Yijin Ni and Xiaoming Huo have introduced CP-MMD (Complexity-Penalized Maximum Mean Discrepancy), a novel framework that reframes kernel selection for two-sample tests as a model selection problem. Traditional MMD-based tests suffer from a fundamental trade-off: data-driven kernel optimization violates the i.i.d. assumption, leading to overfitting and variance collapse when using rich kernel classes, while aggregation methods are limited to finite grids. CP-MMD breaks this dichotomy by applying the two-sample uniform concentration inequality to the post-optimization MMD problem, deriving a penalty that mathematically absorbs the cost of optimization. This penalty bounds the empirical MMD by the complexity of the kernel search space, allowing direct, grid-free maximization over continuous parametric families—including scalar bandwidths, polynomial feature bandwidths, and deep neural network parameters. The authors prove that CP-MMD maximizes true test power while guaranteeing unconditional Type-I error control.
This result has immediate practical implications for researchers and practitioners in statistics and machine learning. CP-MMD enables seamless use of deep kernels in two-sample testing without post-hoc correction or restrictive discrete grids. The method matches or exceeds state-of-the-art test power across linear, polynomial-feature, and deep regimes, all while preserving the statistical guarantees necessary for hypothesis testing. By unifying kernel selection with model selection principles, the approach provides a theoretically sound and computationally efficient solution for nonparametric distribution comparison, a core task in fields such as generative model evaluation, domain adaptation, and causal inference.
- CP-MMD adds a complexity penalty derived from uniform concentration inequalities to prevent overfitting during kernel optimization.

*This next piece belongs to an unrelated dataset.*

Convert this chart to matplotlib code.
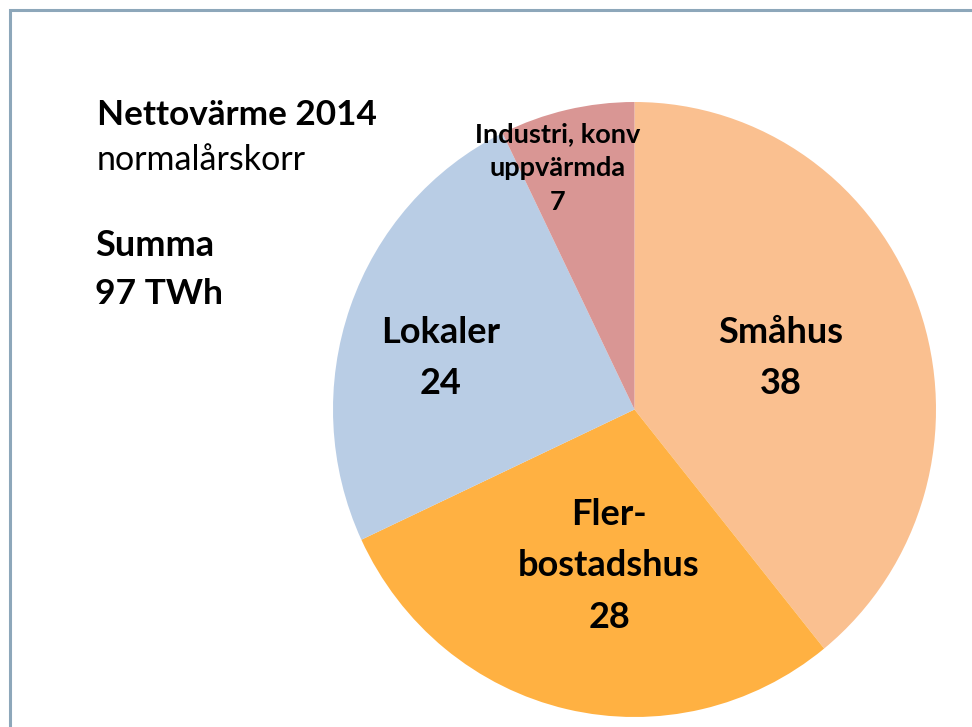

- Enables grid-free optimization over continuous kernel classes including deep network parameters, not just discrete bandwidth grids.
- Proven to maximize test power while maintaining unconditional Type-I error validity, unlike prior ratio-based criteria.
Why It Matters
A principled way to pick kernels for two-sample tests, eliminating overfitting and unlocking deep kernel use without breaking statistics.